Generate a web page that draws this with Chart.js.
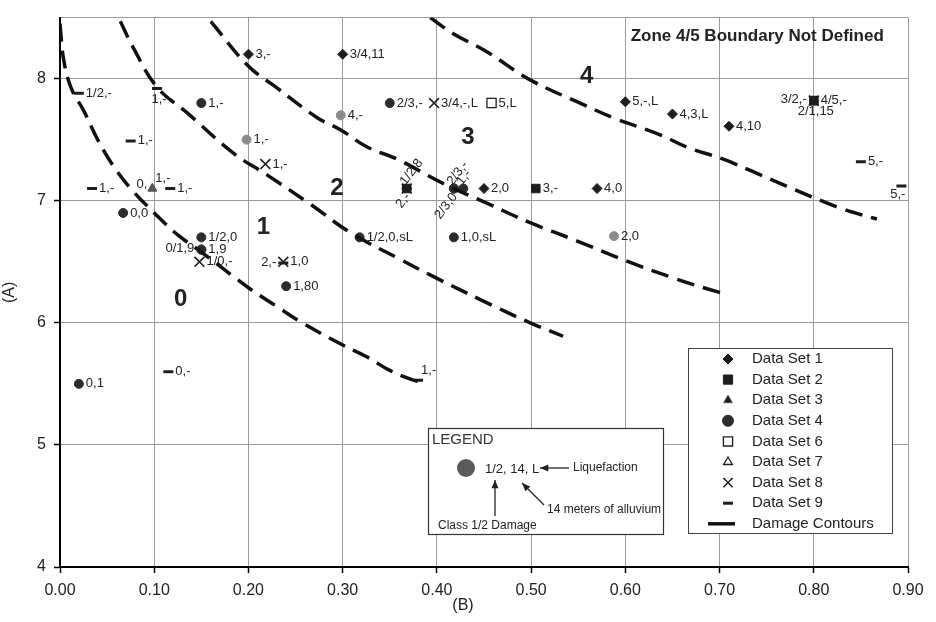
<!DOCTYPE html>
<html>
<head>
<meta charset="utf-8">
<script src="https://cdn.jsdelivr.net/npm/chart.js@4.4.1/dist/chart.umd.min.js"></script>
<style>
  body { margin: 0; background: #fff; }
  #wrap { width: 936px; height: 622px; }
</style>
</head>
<body>
<div id="wrap"><canvas id="chart" width="936" height="622"></canvas></div>
<script>
// 데이터 (x = B, y = A)
const set1X = [0.20, 0.30, 0.45, 0.57, 0.60, 0.65, 0.71];
const set1Y = [8.20, 8.20, 7.10, 7.10, 7.81, 7.71, 7.61];
const set1Text = ['3,-', '3/4,11', '2,0', '4,0', '5,-,L', '4,3,L', '4,10'];

const set2X = [0.505, 0.368, 0.80, 0.80];
const set2Y = [7.10, 7.10, 7.82, 7.82];
const set2Text = ['3,-', '', '3/2,-', '2/1,15'];

const set3X = [0.098, 0.098];
const set3Y = [7.10, 7.10];
const set3Text = ['1,-', '0,'];

const set4X = [0.15, 0.067, 0.15, 0.15, 0.15, 0.24, 0.02, 0.35, 0.318, 0.418, 0.418, 0.418, 0.428];
const set4Y = [7.80, 6.90, 6.70, 6.60, 6.60, 6.30, 5.50, 7.80, 6.70, 6.70, 7.10, 7.10, 7.10];
const set4Text = ['1,-', '0,0', '1/2,0', '1,9', '0/1,9', '1,80', '0,1', '2/3,-', '1/2,0,sL', '1,0,sL', '2/3,-', '2/3,0', '1,-'];

// 회색 원 (범례에 없음)
const set5X = [0.198, 0.298, 0.588];
const set5Y = [7.50, 7.70, 6.71];
const set5Text = ['1,-', '4,-', '2,0'];

const set6X = [0.458];
const set6Y = [7.80];
const set6Text = ['5,L'];

const set7X = [];
const set7Y = [];

const set8X = [0.218, 0.148, 0.237, 0.397, 0.368, 0.80];
const set8Y = [7.30, 6.50, 6.50, 7.80, 7.10, 7.82];
const set8Text = ['1,-', '1/0,-', '1,0', '3/4,-,L', '1/2,8', '4/5,-'];

const set9X = [0.02, 0.103, 0.075, 0.034, 0.117, 0.115, 0.237, 0.85, 0.893, 0.38, 0.368];
const set9Y = [7.88, 7.92, 7.49, 7.10, 7.10, 5.60, 6.49, 7.32, 7.12, 5.53, 7.10];
const set9Text = ['1/2,-', '1,-', '1,-', '1,-', '1,-', '0,-', '2,-', '5,-', '5,-', '1,-', '2,-'];

// 손상 등고선
const contour01X = [0.0, 0.004, 0.012, 0.025, 0.04, 0.057, 0.075, 0.1, 0.125, 0.15, 0.184, 0.205, 0.231, 0.255, 0.297, 0.326, 0.35, 0.375, 0.388];
const contour01Y = [8.45, 8.15, 7.92, 7.74, 7.50, 7.28, 7.10, 6.90, 6.72, 6.58, 6.38, 6.26, 6.13, 6.01, 5.83, 5.72, 5.61, 5.53, 5.51];
const contour12X = [0.064, 0.078, 0.103, 0.135, 0.184, 0.220, 0.266, 0.308, 0.361, 0.396, 0.446, 0.499, 0.534];
const contour12Y = [8.47, 8.25, 7.93, 7.72, 7.39, 7.21, 6.97, 6.74, 6.52, 6.38, 6.19, 6.00, 5.89];
const contour23X = [0.160, 0.199, 0.231, 0.273, 0.298, 0.326, 0.358, 0.407, 0.453, 0.499, 0.549, 0.600, 0.650, 0.682, 0.709];
const contour23Y = [8.47, 8.11, 7.92, 7.68, 7.58, 7.44, 7.34, 7.14, 6.98, 6.82, 6.67, 6.51, 6.37, 6.29, 6.23];
const contour34X = [0.393, 0.417, 0.453, 0.499, 0.555, 0.587, 0.637, 0.665, 0.704, 0.735, 0.771, 0.828, 0.867];
const contour34Y = [8.50, 8.37, 8.22, 7.99, 7.79, 7.68, 7.54, 7.44, 7.34, 7.24, 7.12, 6.94, 6.85];

// 구역 번호
const zoneText = ['0', '1', '2', '3', '4'];
const zoneX = [0.128, 0.216, 0.294, 0.433, 0.559];
const zoneY = [6.19, 6.78, 7.10, 7.52, 8.02];

const xTicks = [0, 0.1, 0.2, 0.3, 0.4, 0.5, 0.6, 0.7, 0.8, 0.9];

// 라벨 위치 (점 기준)
const PLACE = {
  r:  { dx: 7,  dy: 0,   align: 'left',   rot: 0 },
  l:  { dx: -7, dy: -1,  align: 'right',  rot: 0 },
  b:  { dx: 2,  dy: 11,  align: 'center', rot: 0 },
  tr: { dx: 3,  dy: -10, align: 'left',   rot: 0 },
  tl: { dx: -5, dy: -4,  align: 'right',  rot: 0 },
  bl: { dx: 4,  dy: 8,   align: 'right',  rot: 0 },
  u:  { dx: -4, dy: -5,  align: 'left',   rot: -0.92 },
  d:  { dx: 1,  dy: 6,   align: 'right',  rot: -0.92 }
};
const set2Side = ['r', 'r', 'l', 'b'];
const set3Side = ['tr', 'tl'];
const set4Side = ['r', 'r', 'r', 'r', 'l', 'r', 'r', 'r', 'r', 'r', 'u', 'd', 'u'];
const set8Side = ['r', 'r', 'r', 'r', 'u', 'r'];
const set9Side = ['r', 'b', 'r', 'r', 'r', 'r', 'l', 'r', 'bl', 'tr', 'd'];

const FONT = '"Liberation Sans", Arial, sans-serif';
const INK = '#1e1e1e';

const pts = (xs, ys) => xs.map((x, i) => ({ x: x, y: ys[i] }));

function markSet(label, xs, ys, style, extra) {
  return Object.assign({
    label: label,
    data: pts(xs, ys),
    pointStyle: style,
    pointRadius: 5,
    pointBackgroundColor: INK,
    pointBorderColor: INK,
    pointBorderWidth: 1,
    showLine: false
  }, extra);
}

function contourSet(xs, ys, label) {
  return {
    label: label,
    data: pts(xs, ys),
    showLine: true,
    borderColor: '#111',
    borderWidth: 3.5,
    borderDash: [18, 9],
    pointRadius: 0,
    tension: 0.4,
    fill: false
  };
}

const datasets = [
  contourSet(contour01X, contour01Y, 'Damage Contours'),
  contourSet(contour12X, contour12Y),
  contourSet(contour23X, contour23Y),
  contourSet(contour34X, contour34Y),
  markSet('Data Set 1', set1X, set1Y, 'rectRot', { pointText: set1Text }),
  markSet('Data Set 2', set2X, set2Y, 'rect', { pointRadius: 6, pointText: set2Text, pointSide: set2Side }),
  markSet('Data Set 3', set3X, set3Y, 'triangle', { pointBackgroundColor: '#555', pointBorderColor: '#555', pointText: set3Text, pointSide: set3Side, legendColor: INK }),
  markSet('Data Set 4', set4X, set4Y, 'circle', { pointRadius: 4.5, pointBackgroundColor: '#2c2c2c', pointBorderColor: '#2c2c2c', pointText: set4Text, pointSide: set4Side }),
  markSet(undefined, set5X, set5Y, 'circle', { pointRadius: 4.5, pointBackgroundColor: '#8c8c8c', pointBorderColor: '#8c8c8c', pointText: set5Text }),
  markSet('Data Set 6', set6X, set6Y, 'rect', { pointRadius: 6.5, pointBackgroundColor: '#fff', pointBorderWidth: 1.3, pointText: set6Text }),
  markSet('Data Set 7', set7X, set7Y, 'triangle', { pointBackgroundColor: '#fff', pointBorderWidth: 1.3 }),
  markSet('Data Set 8', set8X, set8Y, 'crossRot', { pointRadius: 7, pointBorderWidth: 1.6, pointText: set8Text, pointSide: set8Side }),
  markSet('Data Set 9', set9X, set9Y, 'line', { pointRadius: 5, pointBorderWidth: 3, pointText: set9Text, pointSide: set9Side })
];

// 점 라벨 + 구역 번호 + 주석
const annotations = {
  id: 'annotations',
  afterDatasetsDraw(chart) {
    const ctx = chart.ctx;
    const xs = chart.scales.x, ys = chart.scales.y;
    ctx.save();
    ctx.fillStyle = '#222';
    ctx.textBaseline = 'middle';
    ctx.font = '13px ' + FONT;
    chart.data.datasets.forEach((ds, i) => {
      if (!ds.pointText) return;
      chart.getDatasetMeta(i).data.forEach((el, j) => {
        const txt = ds.pointText[j];
        if (!txt) return;
        const p = PLACE[(ds.pointSide && ds.pointSide[j]) || 'r'];
        ctx.save();
        ctx.translate(el.x + p.dx, el.y + p.dy);
        ctx.rotate(p.rot);
        ctx.textAlign = p.align;
        ctx.fillText(txt, 0, 0);
        ctx.restore();
      });
    });

    ctx.font = 'bold 24px ' + FONT;
    ctx.textAlign = 'center';
    zoneText.forEach((t, k) => {
      ctx.fillText(t, xs.getPixelForValue(zoneX[k]), ys.getPixelForValue(zoneY[k]));
    });

    ctx.font = 'bold 17px ' + FONT;
    ctx.fillText('Zone 4/5 Boundary Not Defined', xs.getPixelForValue(0.74), ys.getPixelForValue(8.35));

    // x축 제목
    ctx.font = '16px ' + FONT;
    ctx.fillText('(B)', 463, 606);
    ctx.restore();
  }
};

function arrow(ctx, x1, y1, x2, y2) {
  const ang = Math.atan2(y2 - y1, x2 - x1);
  ctx.beginPath();
  ctx.moveTo(x1, y1);
  ctx.lineTo(x2, y2);
  ctx.stroke();
  ctx.beginPath();
  ctx.moveTo(x2, y2);
  ctx.lineTo(x2 - 9 * Math.cos(ang - 0.4), y2 - 9 * Math.sin(ang - 0.4));
  ctx.lineTo(x2 - 9 * Math.cos(ang + 0.4), y2 - 9 * Math.sin(ang + 0.4));
  ctx.closePath();
  ctx.fill();
}

// 범례 상자 두 개
const boxLegend = {
  id: 'boxLegend',
  afterDraw(chart) {
    const ctx = chart.ctx, a = chart.chartArea;
    ctx.save();

    // 데이터 세트 범례
    const L = a.right - 220, T = a.bottom - 219, W = 204, H = 185;
    ctx.fillStyle = '#fff';
    ctx.fillRect(L, T, W, H);
    ctx.strokeStyle = '#444';
    ctx.lineWidth = 1;
    ctx.strokeRect(L + 0.5, T + 0.5, W, H);

    let row = 0;
    ctx.font = '15px ' + FONT;
    ctx.textBaseline = 'middle';
    ctx.textAlign = 'left';
    chart.data.datasets.forEach(ds => {
      if (!ds.label || ds.showLine) return;
      const y = T + 11 + row * 20.6;
      let r = 5;
      if (ds.pointStyle === 'crossRot') r = 6.5;
      if (ds.pointStyle === 'rect') r = 6.5;
      if (ds.pointStyle === 'circle') r = 5.5;
      ctx.fillStyle = ds.legendColor || ds.pointBackgroundColor;
      ctx.strokeStyle = ds.pointBorderColor;
      ctx.lineWidth = ds.pointBorderWidth;
      Chart.helpers.drawPoint(ctx, {
        pointStyle: ds.pointStyle,
        radius: r,
        rotation: 0,
        borderWidth: ds.pointBorderWidth
      }, L + 40, y);
      ctx.fillStyle = '#222';
      ctx.fillText(ds.label, L + 64, y);
      row++;
    });
    const cy = T + 11 + row * 20.6;
    ctx.strokeStyle = '#111';
    ctx.lineWidth = 3.5;
    ctx.beginPath();
    ctx.moveTo(L + 20, cy);
    ctx.lineTo(L + 47, cy);
    ctx.stroke();
    ctx.fillStyle = '#222';
    ctx.fillText(datasets[0].label, L + 64, cy);

    // 설명 상자
    const L2 = a.left + 368, T2 = a.bottom - 139, W2 = 235, H2 = 106;
    ctx.fillStyle = '#fff';
    ctx.fillRect(L2, T2, W2, H2);
    ctx.strokeStyle = '#333';
    ctx.lineWidth = 1.2;
    ctx.strokeRect(L2 + 0.5, T2 + 0.5, W2, H2);

    ctx.fillStyle = '#333';
    ctx.font = '15px ' + FONT;
    ctx.fillText('LEGEND', L2 + 4, T2 + 12);

    ctx.fillStyle = '#5a5a5a';
    ctx.beginPath();
    ctx.arc(L2 + 38, T2 + 40, 9, 0, Math.PI * 2);
    ctx.fill();

    ctx.fillStyle = '#222';
    ctx.font = '13px ' + FONT;
    ctx.fillText('1/2, 14, L', L2 + 57, T2 + 41);

    ctx.font = '12px ' + FONT;
    ctx.fillText('Liquefaction', L2 + 145, T2 + 40);
    ctx.fillText('14 meters of alluvium', L2 + 119, T2 + 82);
    ctx.fillText('Class 1/2 Damage', L2 + 10, T2 + 98);

    ctx.strokeStyle = '#222';
    ctx.lineWidth = 1.3;
    arrow(ctx, L2 + 141, T2 + 40, L2 + 112, T2 + 40);
    arrow(ctx, L2 + 67, T2 + 88, L2 + 67, T2 + 52);
    arrow(ctx, L2 + 116, T2 + 77, L2 + 94, T2 + 55);

    ctx.restore();
  }
};

const gridStyle = {
  color: '#9a9a9a',
  lineWidth: 1,
  tickLength: 6,
  tickWidth: 1.5,
  tickColor: c => (c.tick && c.tick.value === 8.5) ? 'rgba(0,0,0,0)' : '#000'
};

new Chart(document.getElementById('chart'), {
  type: 'scatter',
  data: { datasets: datasets },
  options: {
    responsive: false,
    animation: false,
    layout: { padding: { top: 10, right: 28, left: 0, bottom: 0 } },
    plugins: {
      legend: { display: false },
      tooltip: { enabled: false }
    },
    scales: {
      x: {
        type: 'linear',
        min: 0,
        max: 0.9,
        afterBuildTicks: s => { s.ticks = xTicks.map(v => ({ value: v })); },
        ticks: {
          padding: 8,
          color: '#222',
          font: { family: FONT, size: 16 },
          callback: v => Number(v).toFixed(2)
        },
        grid: gridStyle,
        border: { color: '#000', width: 2 },
        afterFit: s => { s.height = 55; }
      },
      y: {
        type: 'linear',
        min: 4,
        max: 8.5,
        ticks: {
          stepSize: 1,
          padding: 8,
          color: '#222',
          font: { family: FONT, size: 16 },
          callback: v => Number.isInteger(v) ? v : ''
        },
        title: {
          display: true,
          text: '(A)',
          color: '#222',
          font: { family: FONT, size: 16 },
          padding: 0
        },
        grid: gridStyle,
        border: { color: '#000', width: 2 },
        afterFit: s => { s.width = 60; }
      }
    }
  },
  plugins: [annotations, boxLegend]
});
</script>
</body>
</html>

===============

Your instructions: Please restate the material above line by line, exactly, beginning at its first line and ending with the line that contains "['1,-', '1/0,-', '1,0', '3/4,-,L', '1/2,8', '4/5,-'];", without any pictures.

Exercise response:
Generate a web page that draws this with Chart.js.
<!DOCTYPE html>
<html>
<head>
<meta charset="utf-8">
<script src="https://cdn.jsdelivr.net/npm/chart.js@4.4.1/dist/chart.umd.min.js"></script>
<style>
  body { margin: 0; background: #fff; }
  #wrap { width: 936px; height: 622px; }
</style>
</head>
<body>
<div id="wrap"><canvas id="chart" width="936" height="622"></canvas></div>
<script>
// 데이터 (x = B, y = A)
const set1X = [0.20, 0.30, 0.45, 0.57, 0.60, 0.65, 0.71];
const set1Y = [8.20, 8.20, 7.10, 7.10, 7.81, 7.71, 7.61];
const set1Text = ['3,-', '3/4,11', '2,0', '4,0', '5,-,L', '4,3,L', '4,10'];

const set2X = [0.505, 0.368, 0.80, 0.80];
const set2Y = [7.10, 7.10, 7.82, 7.82];
const set2Text = ['3,-', '', '3/2,-', '2/1,15'];

const set3X = [0.098, 0.098];
const set3Y = [7.10, 7.10];
const set3Text = ['1,-', '0,'];

const set4X = [0.15, 0.067, 0.15, 0.15, 0.15, 0.24, 0.02, 0.35, 0.318, 0.418, 0.418, 0.418, 0.428];
const set4Y = [7.80, 6.90, 6.70, 6.60, 6.60, 6.30, 5.50, 7.80, 6.70, 6.70, 7.10, 7.10, 7.10];
const set4Text = ['1,-', '0,0', '1/2,0', '1,9', '0/1,9', '1,80', '0,1', '2/3,-', '1/2,0,sL', '1,0,sL', '2/3,-', '2/3,0', '1,-'];

// 회색 원 (범례에 없음)
const set5X = [0.198, 0.298, 0.588];
const set5Y = [7.50, 7.70, 6.71];
const set5Text = ['1,-', '4,-', '2,0'];

const set6X = [0.458];
const set6Y = [7.80];
const set6Text = ['5,L'];

const set7X = [];
const set7Y = [];

const set8X = [0.218, 0.148, 0.237, 0.397, 0.368, 0.80];
const set8Y = [7.30, 6.50, 6.50, 7.80, 7.10, 7.82];
const set8Text = ['1,-', '1/0,-', '1,0', '3/4,-,L', '1/2,8', '4/5,-'];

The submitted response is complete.